Naciste en un pueblo
pequeño, labriego, de gente pobre que
terminaba de vivir una cruenta guerra civil, una vergonzosa y despiadada guerra
entre hermanos. Huérfana de madre casi al nacer, viviste una infancia desgraciada.
Hambruna, carencias tan extremas como para comer cascaras de patatas en las
calles o robar unas bragas tendidas en un patio, o parte de un puchero de
garbanzos. Malos tratos y torturas continuos hasta que un día que permanecías
colgada por los pies del techo, con siete años, un vecino te vio por el ventanuco y dio parte a la
Benemérita. Te descolgaron de aquellas ataduras que te pendían como un
corderito que espera el matadero como única salvación. Amoratada y medio
inconsciente. Aquellas cinchas que tu propio padre utilizaba para pegarte o encadenarte
descargando sus frustración y su instinto animal contigo. La Guardia Civil te
llevó a un colegio de monjas donde te enseñaron a limpiar, sólo a limpiar,
coser y guisar. Eras hija de los pobres y los desheredados eran servidumbre. No
te enseñaron a leer ni a escribir. Creo que Dios se vengó de ellos haciendo que
parieses a una escritora. Tu primera hija. Una escritora, que hoy, madre, no
encuentra palabras, las palabras justas, la palabras adecuadas, las necesarias
para expresar el dolor de tu pérdida, porque te has ido sin saber demasiadas
cosas. Sin darte cuenta, sin comprender,
sin habitar el silencio de los que te queríamos. Maldita enfermedad, maldita
muerte, maldita vida que alinea, que deshereda a muchos para el beneficio de
otros. Maldita muerte que se te ha llevado sin avisar, sin darnos tiempo a una
despedida, a un adiós y un beso en tus mejillas. Sin dejarnos tomar tus manos o
cerrar tus ojos.
Te veré en la risa de los niños
que tanto te gustaba, en las telenovelas llenas de enredos y amores imposibles.
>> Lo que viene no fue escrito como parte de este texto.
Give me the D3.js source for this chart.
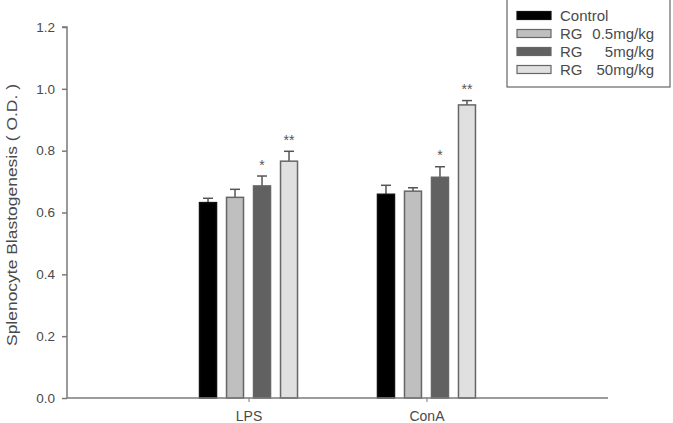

En el punto de aguja. Al lado de tu máquina de coser, tarde tras tarde, año tras año. En los estampados
de tus vestidos, en los colores vivos. En las plantas que no conseguías
conservar porque se marchitaban, pero que adorabas. En los cientos de cuadros que copan el pasillo
con fotos de mis hijas, mi marido, mis hermanas, mis sobrinos y cuñados. En las
pocas cosas que tenías de valor porque todo lo dabas. Te echaré en falta cuando
haga rosquillas de anís, pero te sentiré a mi lado, como cuando me diste el
punto aquel que me faltaba para saber hacer las lentejas, que siempre se me
quemaban o salían demasiado aguadas. Ahora soy una maestra haciéndolas. Te has
ido, pero has dejado un poco de ti en cada uno de nosotros. Sólo le pido a Dios
que te arrope y que no sientas más dolor. Que te dé alas para volar. Que haga
que sientas la libertad, porque siempre fuiste un espíritu libre encerrado en
una vida y un tiempo que no mereciste. ¡Hasta siempre, mamá!